According to data acquired and calculated by Finbold, as of December 2022, the top ten richest Indian individuals controlled a fortune of $387 billion (₹31.64 trillion). The sum is equivalent to 11.16% of the country’s estimated Gross Domestic Product (GDP) of $3.47 trillion, as projected by the International Monetary Fund (IMF) in October 2022.

A breakdown of the wealthy individuals indicates that Gautam Adani of Adani Enterprises is India’s wealthiest person with a net worth of $132.79 billion, followed by Reliance’s Mukesh Ambani at $96.50 billion, while Cyrus Poonawalla ranks third at $24.88 billion. Shiv Nadar and Radhakishan Damani occupy the fourth and fifth spots at $22.58 billion and $21.25 billion, respectively.

Implication of India’s few wealthy individuals

The high level of wealth inequality in India has raised concerns in the past as it threatens to undermine the country’s social and economic progress. Notably, the unbalanced nature can have adverse effects such as reduced social mobility and political instability. It can also be detrimental to economic growth, discouraging investment and entrepreneurship among the poor, who need more access to the resources necessary to start or grow a business.
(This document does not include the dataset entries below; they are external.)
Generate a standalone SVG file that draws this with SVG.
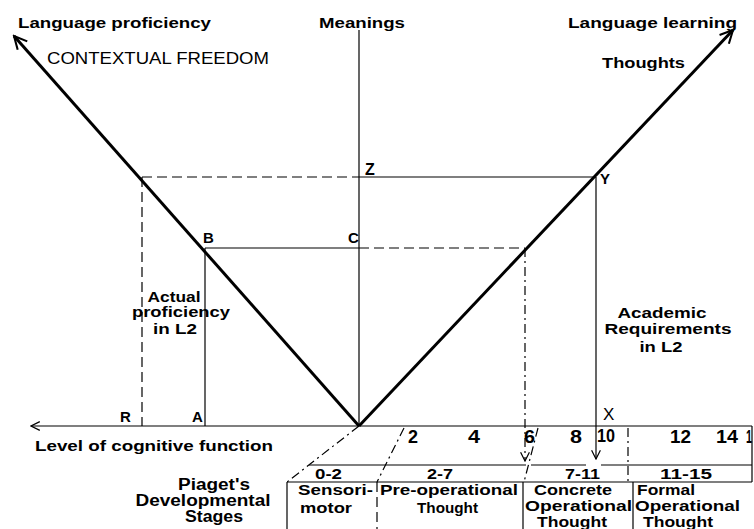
<svg xmlns="http://www.w3.org/2000/svg" width="754" height="529" viewBox="0 0 754 529">
<defs>
<style>
text{font-family:"Liberation Sans",Arial,sans-serif;fill:#000;}
.b{font-weight:bold;font-size:15px;}
.r{font-size:16px;}
.n{font-weight:bold;font-size:19px;}
.s{font-weight:bold;font-size:15px;}
.m{text-anchor:middle;}
.thin{stroke:#000;stroke-width:1.2;fill:none;}
.thick{stroke:#000;stroke-width:3;fill:none;}
.dash{stroke:#000;stroke-width:1.2;fill:none;stroke-dasharray:10 5;}
.dd{stroke:#000;stroke-width:1.2;fill:none;stroke-dasharray:9 4 2 4;}
</style>
<marker id="big" viewBox="0 0 10 10" refX="9" refY="5" markerUnits="userSpaceOnUse" markerWidth="16" markerHeight="16" orient="auto">
<path d="M1,1 L9,5 L1,9" fill="none" stroke="#000" stroke-width="1.3"/>
</marker>
<marker id="small" viewBox="0 0 10 10" refX="9" refY="5" markerUnits="userSpaceOnUse" markerWidth="11" markerHeight="14" orient="auto">
<path d="M1,1 L9,5 L1,9" fill="none" stroke="#000" stroke-width="1.1"/>
</marker>
</defs>
<rect width="754" height="529" fill="#fff"/>

<g id="connectors">
<line class="thin" x1="752" y1="426" x2="31" y2="426" marker-end="url(#small)"/>
<line class="thin" x1="359" y1="426" x2="359" y2="30"/>
<line class="thick" x1="359" y1="426" x2="14" y2="36" marker-end="url(#big)"/>
<line class="thick" x1="359" y1="426" x2="733" y2="30" marker-end="url(#big)"/>
<line class="dash" x1="142" y1="177" x2="359" y2="177"/>
<line class="thin" x1="359" y1="177" x2="596" y2="177"/>
<line class="thin" x1="205" y1="248" x2="359" y2="248"/>
<line class="dash" x1="359" y1="248" x2="525" y2="248"/>
<line class="dash" x1="142" y1="177" x2="142" y2="426"/>
<line class="thin" x1="205" y1="248" x2="205" y2="426"/>
<line class="dd" x1="525" y1="248" x2="525" y2="461" marker-end="url(#small)"/>
<line class="thin" x1="596" y1="177" x2="596" y2="459" marker-end="url(#small)"/>
<line class="dd" x1="359" y1="426" x2="287" y2="482"/>
<line class="dd" x1="404" y1="428" x2="377" y2="482"/>
<line class="dd" x1="538" y1="428" x2="524" y2="482"/>
<line class="dd" x1="628" y1="428" x2="628" y2="482"/>
<line class="thin" x1="309" y1="465" x2="526" y2="465"/>
<line class="thin" x1="531" y1="465" x2="586" y2="465"/>
<line class="thin" x1="601" y1="465" x2="752" y2="465"/>
<line class="thin" x1="287" y1="482" x2="752" y2="482"/>
<line class="thin" x1="752" y1="426" x2="752" y2="482"/>
<line class="thin" x1="287" y1="482" x2="287" y2="529"/>
<line class="dash" x1="377" y1="482" x2="377" y2="529"/>
<line class="thin" x1="523" y1="482" x2="523" y2="529"/>
<line class="thin" x1="633" y1="482" x2="633" y2="529"/>
</g>

<g id="top-labels">
<text class="b" x="18" y="28" textLength="193" lengthAdjust="spacingAndGlyphs">Language proficiency</text>
<text class="r" x="47" y="64" textLength="222" lengthAdjust="spacingAndGlyphs">CONTEXTUAL FREEDOM</text>
<text class="b" x="319" y="28" textLength="86" lengthAdjust="spacingAndGlyphs">Meanings</text>
<text class="b" x="568" y="28" textLength="169" lengthAdjust="spacingAndGlyphs">Language learning</text>
<text class="b" x="602" y="68" textLength="83" lengthAdjust="spacingAndGlyphs">Thoughts</text>
</g>

<g id="points">
<text class="b" x="365" y="175" style="font-size:16px">Z</text>
<text class="b" x="600" y="184">Y</text>
<text class="b" x="203" y="243">B</text>
<text class="b" x="348" y="243">C</text>
<text class="b" x="120" y="422">R</text>
<text class="b" x="192" y="422">A</text>
<text x="603" y="420" style="font-size:17px">X</text>
</g>

<g id="actual">
<text class="b m" x="174" y="302" textLength="53" lengthAdjust="spacingAndGlyphs">Actual</text>
<text class="b m" x="181" y="317" textLength="98" lengthAdjust="spacingAndGlyphs">proficiency</text>
<text class="b m" x="175" y="334" textLength="44" lengthAdjust="spacingAndGlyphs">in L2</text>
</g>

<g id="academic">
<text class="b m" x="662" y="318" textLength="89" lengthAdjust="spacingAndGlyphs">Academic</text>
<text class="b m" x="668" y="334" textLength="127" lengthAdjust="spacingAndGlyphs">Requirements</text>
<text class="b m" x="661" y="352" textLength="43" lengthAdjust="spacingAndGlyphs">in L2</text>
</g>

<g id="axis-label">
<text class="b" x="35" y="451" textLength="238" lengthAdjust="spacingAndGlyphs">Level of cognitive function</text>
</g>

<g id="ticks">
<text class="n" x="408" y="443" textLength="10" lengthAdjust="spacingAndGlyphs">2</text>
<text class="n" x="468" y="443" textLength="12" lengthAdjust="spacingAndGlyphs">4</text>
<text class="n" x="524" y="443" textLength="11" lengthAdjust="spacingAndGlyphs">6</text>
<text class="n" x="570" y="443" textLength="12" lengthAdjust="spacingAndGlyphs">8</text>
<text class="n" x="597" y="442" textLength="18" lengthAdjust="spacingAndGlyphs">10</text>
<text class="n" x="670" y="443" textLength="21" lengthAdjust="spacingAndGlyphs">12</text>
<text class="n" x="716" y="443" textLength="22" lengthAdjust="spacingAndGlyphs">14</text>
<text class="n" x="746" y="443" textLength="6" lengthAdjust="spacingAndGlyphs">1</text>
</g>

<g id="piaget">
<text class="b m" x="214" y="490" style="font-size:16px" textLength="72" lengthAdjust="spacingAndGlyphs">Piaget's</text>
<text class="b m" x="203" y="506" style="font-size:16px" textLength="135" lengthAdjust="spacingAndGlyphs">Developmental</text>
<text class="b m" x="214" y="522" style="font-size:16px" textLength="58" lengthAdjust="spacingAndGlyphs">Stages</text>
</g>

<g id="stage-0-2">
<text class="s" x="315" y="479" textLength="27" lengthAdjust="spacingAndGlyphs">0-2</text>
<text class="s" x="298" y="495" textLength="75" lengthAdjust="spacingAndGlyphs">Sensori-</text>
<text class="s" x="300" y="513" textLength="52" lengthAdjust="spacingAndGlyphs">motor</text>
</g>
<g id="stage-2-7">
<text class="s" x="427" y="479" textLength="26" lengthAdjust="spacingAndGlyphs">2-7</text>
<text class="s" x="380" y="495" textLength="138" lengthAdjust="spacingAndGlyphs">Pre-operational</text>
<text class="s" x="417" y="513" textLength="61" lengthAdjust="spacingAndGlyphs">Thought</text>
</g>
<g id="stage-7-11">
<text class="s" x="565" y="479" textLength="35" lengthAdjust="spacingAndGlyphs">7-11</text>
<text class="s" x="534" y="495" textLength="78" lengthAdjust="spacingAndGlyphs">Concrete</text>
<text class="s" x="525" y="511" textLength="107" lengthAdjust="spacingAndGlyphs">Operational</text>
<text class="s" x="537" y="527" textLength="70" lengthAdjust="spacingAndGlyphs">Thought</text>
</g>
<g id="stage-11-15">
<text class="s" x="660" y="479" textLength="52" lengthAdjust="spacingAndGlyphs">11-15</text>
<text class="s" x="637" y="495" textLength="58" lengthAdjust="spacingAndGlyphs">Formal</text>
<text class="s" x="635" y="511" textLength="105" lengthAdjust="spacingAndGlyphs">Operational</text>
<text class="s" x="643" y="527" textLength="70" lengthAdjust="spacingAndGlyphs">Thought</text>
</g>
</svg>
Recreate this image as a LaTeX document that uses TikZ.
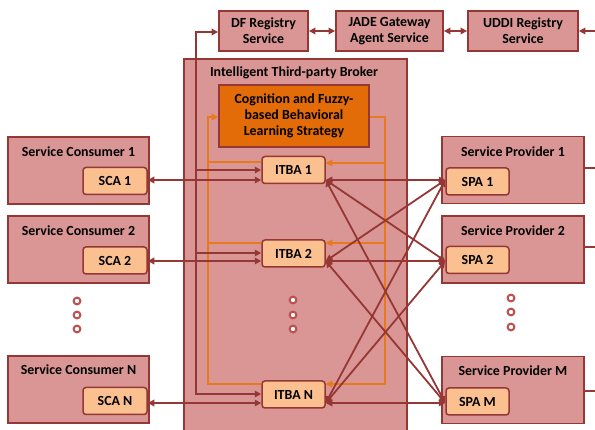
\documentclass[tikz,border=0pt]{standalone}
\usepackage{fontspec}
\setmainfont{Carlito}
\usetikzlibrary{arrows.meta,calc}
\definecolor{boxfill}{HTML}{D99694}
\definecolor{dred}{HTML}{953735}
\definecolor{agentfill}{HTML}{FAC090}
\definecolor{cogfill}{HTML}{E36C09}
\definecolor{orng}{HTML}{E8791C}
\definecolor{dotred}{HTML}{C0504D}
\begin{document}
\begin{tikzpicture}[x=1pt,y=-1pt,
  font=\fontsize{13.9}{16}\selectfont\bfseries,
  bigbox/.style={draw=dred, fill=boxfill, line width=1.8pt, inner sep=0pt, align=center},
  agent/.style={draw=dred, fill=agentfill, rounded corners=3pt, line width=1.5pt, minimum width=63pt, minimum height=27pt, inner sep=0pt},
  link/.style={draw=dred, line width=1.8pt},
  olink/.style={draw=orng, line width=1.6pt},
  tip/.tip={Triangle[length=6.5pt,width=6.5pt]},
  dotring/.style={draw=dotred, line width=2pt, fill=white}]
\useasboundingbox (0,0) rectangle (595,430);
\clip (0,0) rectangle (595,430);

% broker container
\node[bigbox, anchor=north west, minimum width=223pt, minimum height=390pt] (broker) at (183,58) {};
\node (btitle) at (294,73) {Intelligent Third-party Broker};

% top services
\node[bigbox, minimum width=89pt, minimum height=40pt] (df) at (263.5,31) {DF Registry\\Service};
\node[bigbox, minimum width=107pt, minimum height=40pt] (jade) at (389.5,31) {JADE Gateway\\Agent Service};
\node[bigbox, minimum width=110pt, minimum height=40pt] (uddi) at (523,31) {UDDI Registry\\Service};

% cognition
\node[draw=dred, fill=cogfill, line width=1.6pt, minimum width=150pt, minimum height=62pt, align=center, inner sep=0pt] (cog) at (294,116) {Cognition and Fuzzy-\\based Behavioral\\Learning Strategy};

% ITBAs
\node[agent] (itba1) at (293.5,170) {ITBA 1};
\node[agent] (itba2) at (293.5,253.5) {ITBA 2};
\node[agent] (itbaN) at (293.5,394.5) {ITBA N};

% consumers
\node[bigbox, minimum width=141pt, minimum height=67pt] (sc1) at (78.5,170.5) {};
\node[bigbox, minimum width=141pt, minimum height=67pt] (sc2) at (78.5,249.5) {};
\node[bigbox, minimum width=141pt, minimum height=67pt] (scN) at (78.5,389.5) {};
\node (sc1t) at ($(sc1.north)+(0,16)$) {Service Consumer 1};
\node (sc2t) at ($(sc2.north)+(0,16)$) {Service Consumer 2};
\node (scNt) at ($(scN.north)+(0,15)$) {Service Consumer N};
\node[agent, minimum width=64pt] (sca1) at (115,181) {SCA 1};
\node[agent, minimum width=64pt] (sca2) at (115,260.5) {SCA 2};
\node[agent, minimum width=64pt] (scaN) at (115,401) {SCA N};

% providers
\node[bigbox, minimum width=142pt, minimum height=67pt] (sp1) at (513,170) {};
\node[bigbox, minimum width=142pt, minimum height=67pt] (sp2) at (513,249.5) {};
\node[bigbox, minimum width=142pt, minimum height=67pt] (spM) at (513,390) {};
\node (sp1t) at ($(sp1.north)+(0,16)$) {Service Provider 1};
\node (sp2t) at ($(sp2.north)+(0,16)$) {Service Provider 2};
\node (spMt) at ($(spM.north)+(0,15)$) {Service Provider M};
\node[agent] (spa1) at (477.5,181.5) {SPA 1};
\node[agent] (spa2) at (477.5,260) {SPA 2};
\node[agent] (spaM) at (477.5,401.5) {SPA M};

% row coordinates
\coordinate (r1) at (0,180);
\coordinate (r2) at (0,261);
\coordinate (rN) at (0,403);
\coordinate (q1) at (0,180);
\coordinate (q2) at (0,261);
\coordinate (qM) at (0,403);

% orange feedback loop
\coordinate (ol) at (208,117);
\coordinate (or) at (385,117);
\draw[olink, -{tip}] (itbaN.west |- 0,384) -| (ol) -- (cog.west |- ol);
\draw[olink] (itba1.west |- 0,162) -- (ol |- 0,162);
\draw[olink] (itba2.west |- 0,243) -- (ol |- 0,243);
\draw[olink, -{tip}] (cog.east |- or) -- (or) |- (itbaN.east |- 0,384);
\draw[olink, -{tip}] (or |- 0,163) -- (itba1.east |- 0,163);
\draw[olink, -{tip}] (or |- 0,243) -- (itba2.east |- 0,243);

% registry bus
\coordinate (bus) at (196,32);
\draw[link, {tip}-{tip}] (df.west |- bus) -- (bus) |- (itbaN.west |- 0,394);
\draw[link, -{tip}] (bus |- 0,170) -- (itba1.west |- 0,170);
\draw[link, -{tip}] (bus |- 0,253) -- (itba2.west |- 0,253);

% top links
\draw[link, {tip}-{tip}] (df.east) -- (jade.west);
\draw[link, {tip}-{tip}] (jade.east) -- (uddi.west);
\coordinate (uddiin) at (600,31);
\draw[link, -{tip}] (uddiin) -- (uddi.east);

% consumer links
\draw[link, {tip}-{tip}] (sca1.east |- r1) -- (itba1.west |- r1);
\draw[link, {tip}-{tip}] (sca2.east |- r2) -- (itba2.west |- r2);
\draw[link, {tip}-{tip}] (scaN.east |- rN) -- (itbaN.west |- rN);

% provider links
\foreach \i in {1,2,N}{
  \foreach \j in {1,2,M}{
    \draw[link, {tip}-{tip}] (itba\i.east |- r\i) -- (spa\j.west |- q\j);
  }
}

% providers to the right
\coordinate (e1) at (600,168);
\coordinate (e2) at (600,247);
\coordinate (eM) at (600,391);
\draw[link] (sp1.east |- e1) -- (e1);
\draw[link] (sp2.east |- e2) -- (e2);
\draw[link] (spM.east |- eM) -- (eM);

% dots
\foreach \y in {301,315,329} \draw[dotring] (77,\y) circle (3.4pt);
\foreach \y in {298,312,327} \draw[dotring] (511,\y) circle (3.4pt);
\foreach \y in {300,315,329} \draw[dotring] (293,\y) circle (3.4pt);
\end{tikzpicture}
\end{document}
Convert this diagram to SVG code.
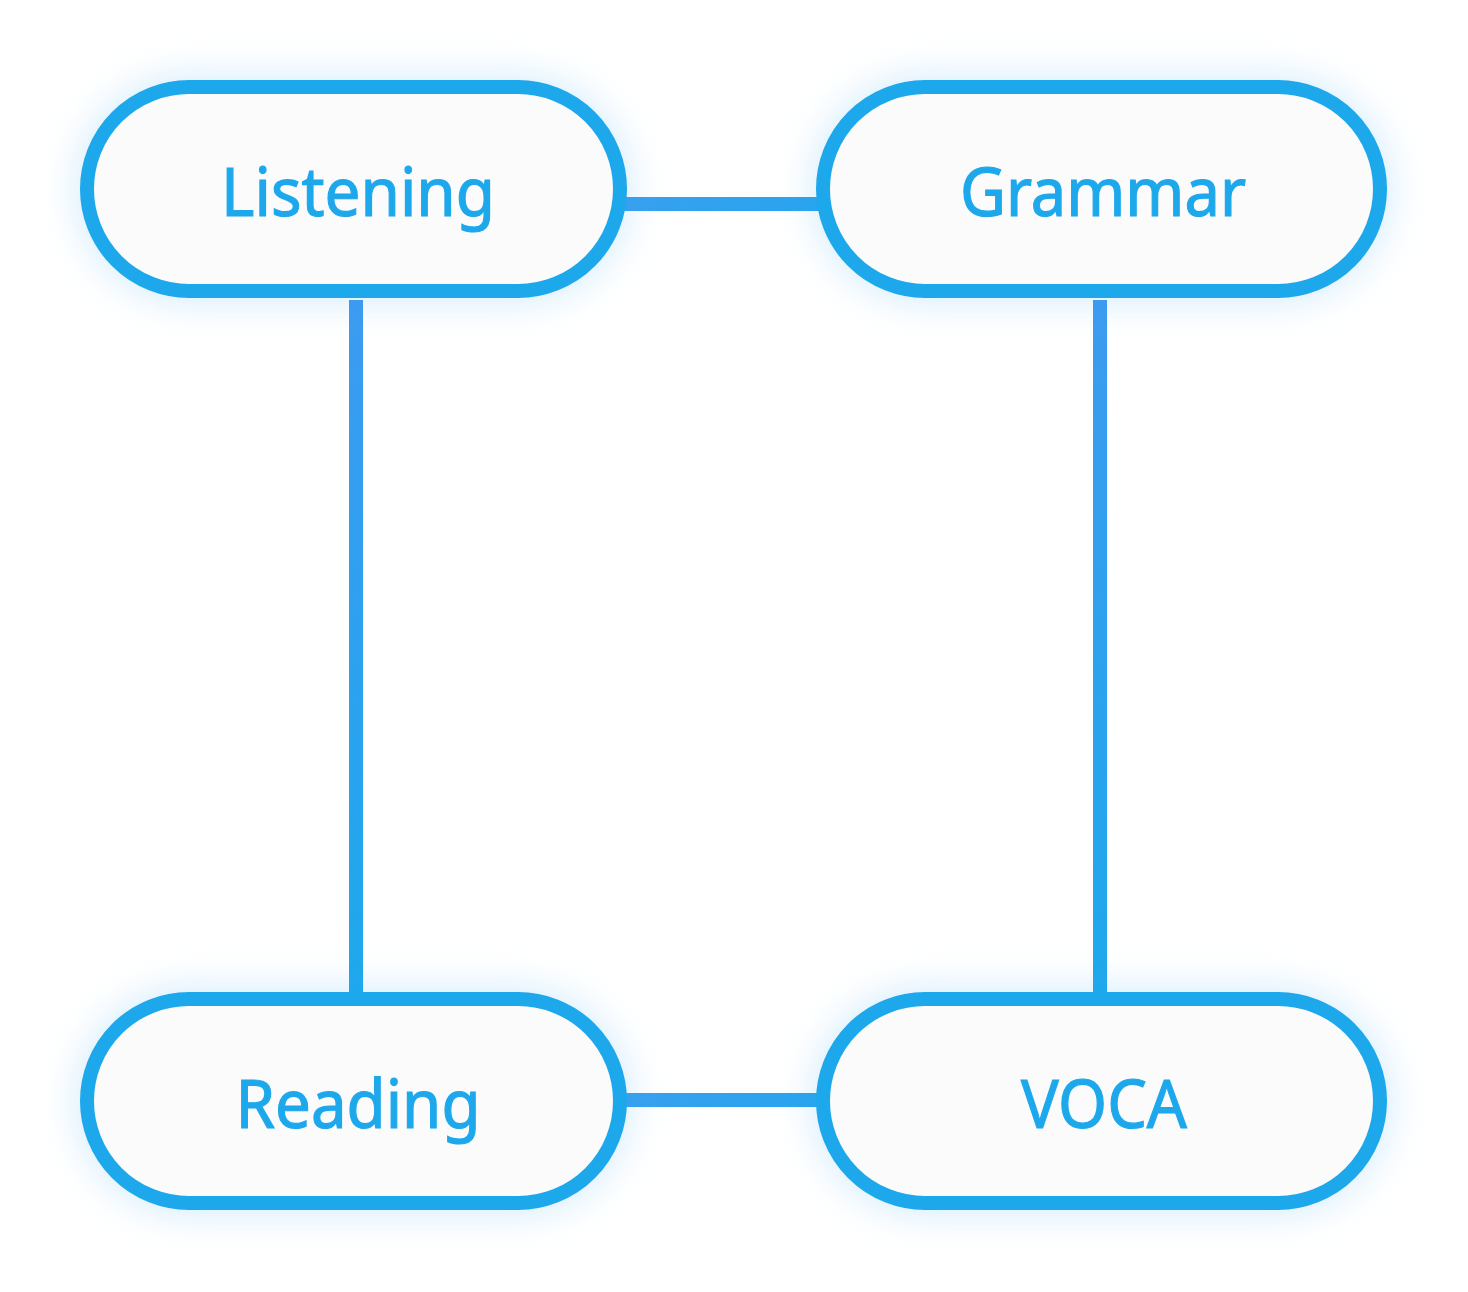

Indeed, the growing wealth inequality in India has yet to make it to the policy table, with economic growth taking the limelight.

Despite the imbalance, the Indian government, in a previous survey, acknowledged that there is a need to focus on economic growth to reduce poverty, even if it increases inequality. The government believes the gap will be reduced as growth is realized.

Causes of India’s wealth gap

Overall, India’s gap in wealth can be attributed to several factors, such as the existence of a regressive tax system. In this case, the country’s most prosperous are paying lower taxes backed by specific government policies that are considered beneficial to the rich.

Elsewhere the unemployment scourge is still affecting India, with a majority of the workforce in the informal sector that has long been characterized by low wages, poor working conditions, and a lack of social protection. This makes it difficult for workers to save and invest in education or small businesses, leading to a lack of economic mobility. At the same time, the privatization of essential services like education and healthcare makes them effectively more expensive for the lower-income groups making them unable to save.

Another main driver for the significant gap in India is the growing income gap, where the high-skilled have benefitted more from technological progress than the low-skilled. In this line, the source of wealth is a crucial element in the highlighted gap, with the wealthiest group deriving their fortune from financial market assets and business equity.

Even though the prevailing macroeconomic factors threaten their wealth, possible recovery measures will likely benefit the rich. Furthermore, the poor, do not have the capital to own equities, a factor that explains why the wealth of rich Indians accounts for a high share of the country’s GDP.

India’s wealth inequality amid economic downturn

It is worth noting that the gap has remained relatively higher despite the lingering effects of the coronavirus pandemic. The health crisis took a toll on the economy, richer Indians likely experienced a decline in wealth since their businesses were affected by the economic downturn that has been worsened by prevailing high inflation. Notably, the rate of decline cannot be equated to the poor Indians.

Overall, India’s situation highlights the growing concerns about the global wealth inequality that has seen governments come under pressure to tackle the problem. In this line, countries with great inequality have been called upon to implement progressive initiatives to redistribute wealth. However, supporters of the gap see no cause for alarm since economic opportunities are likely to be impacted significantly.